Our project will involve training an agent to navigate a environment filled with dangerous tripwire traps. It will be the agent’s goal to navigate the environment safely which will involve jumping over the tripwire traps as necessary to escape. Using Malmo along with some Reinforcement Learning algorithms the agent will take in a state involving a coordinate as input and will produce an action response. The pool of actions currently includes, moving forward, jumping, and waiting. This pool may have more or fewer actions in the future as we learn what creative features we can implement in the agent’s course.
We make our agent smart we will implement Reinforcement Learning algorithms like Q-learning in order for our agent to learn how to successful traverse the environment in front of them.

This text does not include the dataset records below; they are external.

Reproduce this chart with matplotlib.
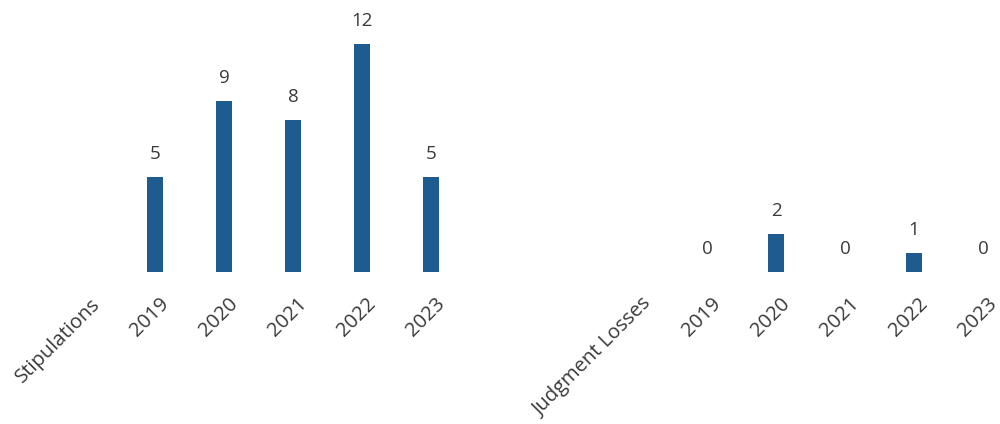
import numpy as np
import matplotlib.pyplot as plt
from matplotlib.transforms import ScaledTranslation

plt.rcParams['font.family'] = ['Open Sans', 'DejaVu Sans']

# dữ liệu
years = ['2019', '2020', '2021', '2022', '2023']
group_names = ['Stipulations', 'Judgment Losses']
stipulations = [5, 9, 8, 12, 5]
judgment_losses = [0, 2, 0, 1, 0]

bar_color = '#1e5b8e'
text_color = '#3a3a3a'

# vị trí: nhãn nhóm ở 0 và 8, các năm ở 1..5 và 9..13
left_x = np.arange(1, 6)
right_x = np.arange(9, 14)

fig = plt.figure(figsize=(10, 4.24), dpi=100)
ax = fig.add_axes([0, 1 - 272 / 424, 1, 266 / 424])

for xs, vals in [(left_x, stipulations), (right_x, judgment_losses)]:
    bars = ax.bar(xs, vals, width=0.22, color=bar_color)
    for b, v in zip(bars, vals):
        ax.annotate(str(v), (b.get_x() + b.get_width() / 2, v),
                    xytext=(0, 10), textcoords='offset points',
                    ha='center', va='bottom', fontsize=13.5, color=text_color)

# nhãn trục x xoay 45 độ, neo ở đầu chữ
ticks = [0] + list(left_x) + [8] + list(right_x)
labels = [group_names[0]] + years + [group_names[1]] + years
trans = ax.get_xaxis_transform() + ScaledTranslation(11 / 100, -29 / 100, fig.dpi_scale_trans)
for t, lab in zip(ticks, labels):
    ax.text(t, 0, lab, transform=trans, rotation=45, rotation_mode='anchor',
            ha='right', va='center', fontsize=14.5, color=text_color)

ax.set_xticks([])
ax.set_yticks([])
for s in ax.spines.values():
    s.set_visible(False)

ax.set_xlim(-86 / 69, 914 / 69)
ax.set_ylim(0, 14)

fig.savefig('out.png', dpi=100)
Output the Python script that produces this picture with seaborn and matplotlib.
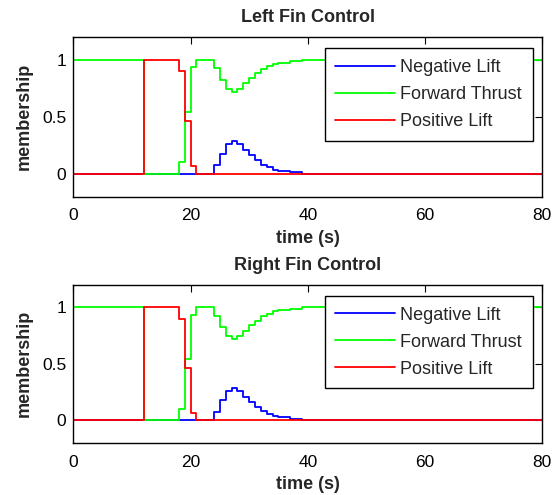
import matplotlib
matplotlib.use("Agg")
import matplotlib.pyplot as plt
import seaborn as sns
import pandas as pd

time_s = [0, 12, 18, 19, 20, 21, 24, 25, 26, 27, 28, 29, 30, 31, 32, 33, 34, 35, 37, 39, 80]
negative_lift = [0, 0, 0, 0, 0, 0, 0.074, 0.177, 0.257, 0.283, 0.257, 0.206, 0.160,
                 0.118, 0.080, 0.056, 0.035, 0.024, 0.012, 0, 0]
forward_thrust = [1, 0, 0.103, 0.540, 0.935, 1, 0.926, 0.823, 0.743, 0.717, 0.743, 0.794,
                  0.840, 0.882, 0.920, 0.944, 0.965, 0.976, 0.988, 1, 1]
positive_lift = [0, 1, 0.900, 0.460, 0.065, 0, 0, 0, 0, 0, 0, 0, 0, 0, 0, 0, 0, 0, 0, 0, 0]

panel_titles = ["Left Fin Control", "Right Fin Control"]
series_labels = ["Negative Lift", "Forward Thrust", "Positive Lift"]
series_colors = ["#0000ff", "#00ff00", "#ff0000"]
x_ticks = [0, 20, 40, 60, 80]
y_ticks = [0, 0.5, 1]
y_tick_labels = ["0", "0.5", "1"]
x_label = "time (s)"
y_label = "membership"

df = pd.DataFrame({"time": time_s, series_labels[0]: negative_lift,
                   series_labels[1]: forward_thrust, series_labels[2]: positive_lift})

sns.set_style("white")
plt.rcParams["font.family"] = ["Liberation Sans", "DejaVu Sans"]
plt.rcParams["xtick.direction"] = "in"
plt.rcParams["ytick.direction"] = "in"

fig = plt.figure(figsize=(5.58, 4.95), dpi=100)
W, H = 558, 495
boxes = [(73.3, 37.0, 542.3, 196.5), (73.3, 284.7, 542.3, 442.7)]

for (x0, y0, x1, y1), title in zip(boxes, panel_titles):
    ax = fig.add_axes([x0 / W, 1 - y1 / H, (x1 - x0) / W, (y1 - y0) / H])
    for lab, col in zip(series_labels, series_colors):
        sns.lineplot(data=df, x="time", y=lab, ax=ax, drawstyle="steps-post",
                     color=col, lw=1.3, label=lab, estimator=None, sort=False)
    ax.set_xlim(0, 80)
    ax.set_ylim(-0.2, 1.2)
    ax.set_xticks(x_ticks)
    ax.set_xticklabels([str(v) for v in x_ticks])
    ax.set_yticks(y_ticks)
    ax.set_yticklabels(y_tick_labels)
    ax.tick_params(axis="both", which="both", direction="in", length=5, width=0.8,
                   top=True, right=True, labelsize=12.5, colors="black")
    ax.tick_params(axis="x", pad=8.5)
    ax.tick_params(axis="y", pad=5)
    for s in ax.spines.values():
        s.set_visible(True)
        s.set_color("black")
        s.set_linewidth(1.0)
    ax.set_xlabel(x_label, fontsize=13, fontweight="bold", labelpad=5)
    ax.set_ylabel(y_label, fontsize=13, fontweight="bold", labelpad=7)
    ax.set_title(title, fontsize=13, fontweight="bold", pad=10.5)
    leg = ax.legend(loc="upper right", bbox_to_anchor=(0.980, 0.929), borderaxespad=0,
                    fontsize=13, frameon=True, fancybox=False, shadow=False,
                    handlelength=3.3, handletextpad=0.3, labelspacing=0.55,
                    borderpad=0.6, framealpha=1)
    leg.get_frame().set_edgecolor("black")
    leg.get_frame().set_linewidth(1.0)
    ax.grid(False)

fig.savefig("out.png", dpi=100, facecolor="white")
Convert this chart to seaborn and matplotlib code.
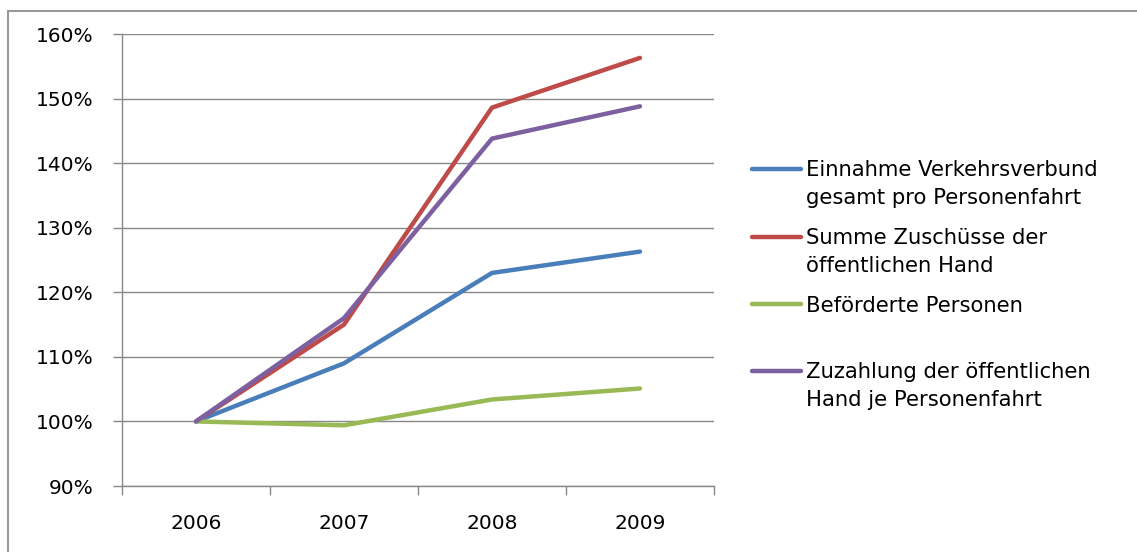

Our project success will be based upon observing how well our AI minecraft agent is able to avoid tripwire traps. Therefore, the most important metric would be accuracy. The quantitive analysis on measuring accuracy would be by caluclating the success rate of our AI being able to avoid the trapwires presented on a constant environment. The data will be gathered through running 1000+ trials of a constant environment with various numbers of trapwires. The qualitative analysis that we will observed is on whether or not our AI agent can at the very least avoid a trap with only one wire. Another metric that will become important once the agents are accurate is speed. The baseline accuracy will be 0 since the agent hasn’t learned anything yet. The speed will also be very low. An appropriate baseline could be determined by having a human control the character, and seeing the difference in speed. This would allow us to understand whether the AI actually has any practical use. Our moonshoot case would be to create an AI agent that will find the shortest path with the least number of trapwires to escape.
We will monitor to see if the agents will be able to perform the task without any external assistance. We think it will be relatively clear to see how the algorithm is functioning internally by following the agent and tracking its behaviour.
Tuesday, January 19 2021 at 11:45AM
Our group will meet every week on Wednesday 9pm PST.
For our status report, we hope to have a working version of our agent traversing a course with one or two points of interest. These points of interest are where the agent must learn how to intelligently interact with traps that may help or hurt the agent’s chances of reaching the goal.